Railway has been my default choice for hosting web applications since Heroku removed its free tier. The developer experience is similar to Heroku's because it supports Procfile, unlike other services that force you into Dockerfiles or proprietary configurations.
For most projects, I only need a web server, so web: [insert command to start server] in a Procfile is enough. But the one time I needed to run a worker process for background tasks, it didn't work.
I spent some time trying to figure out what I did wrong. Adding a command to a Procfile shouldn't be difficult. Then I checked their documentation to see if there was some platform-specific format I was missing.
There it was.
The workaround
For context, this is a Django application using Huey for background tasks. My server is Gunicorn (though uWSGI, Daphne, Waitress, Sanic, and Uvicorn would work too).

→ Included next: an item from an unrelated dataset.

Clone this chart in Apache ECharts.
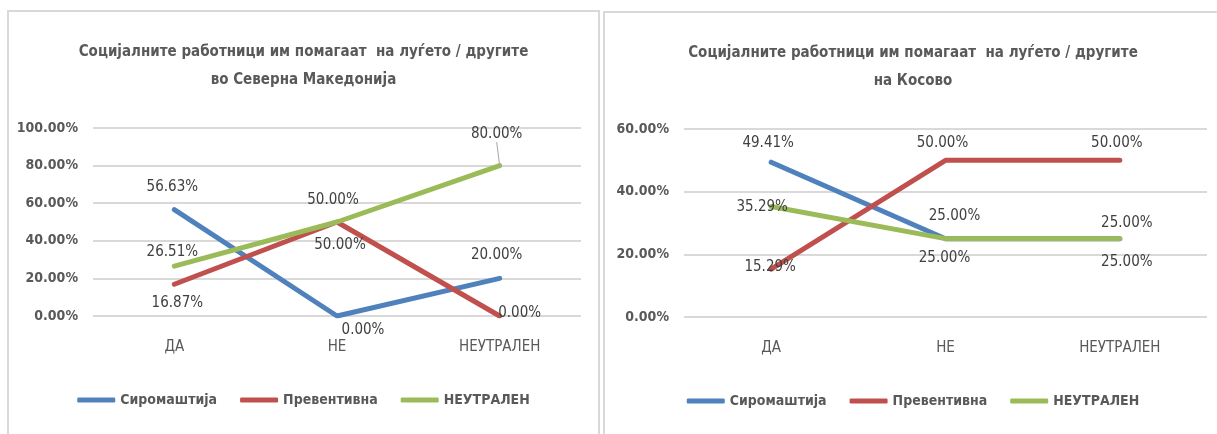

How do I run both the server and Huey consumer simultaneously? A bash script, taking advantage of Gunicorn's daemon mode. Here's what it looks like:
#!/usr/bin/env sh
echo "Starting Gunicorn server..."
gunicorn path.to.wsgi --capture-output --log-level info --workers 4 --daemon
echo "Starting Huey consumer..."
python manage.py run_huey
The key here is the --daemon flag, which lets Gunicorn run in detached mode. This frees up the process to run the Huey consumer in the foreground.
Call this script entrypoint.sh. You can now use it in your Procfile:
web: sh entrypoint.sh
Tradeoffs
This works, but it's not ideal. Railway should support multiple process types natively instead of requiring this workaround.
Also, this approach increases memory usage. Running both processes in the same container means they share resources, and I've noticed higher memory consumption compared to running just the Django application. I suspect this is partly due to memory leaks from the Huey consumer, though I haven't confirmed it definitively.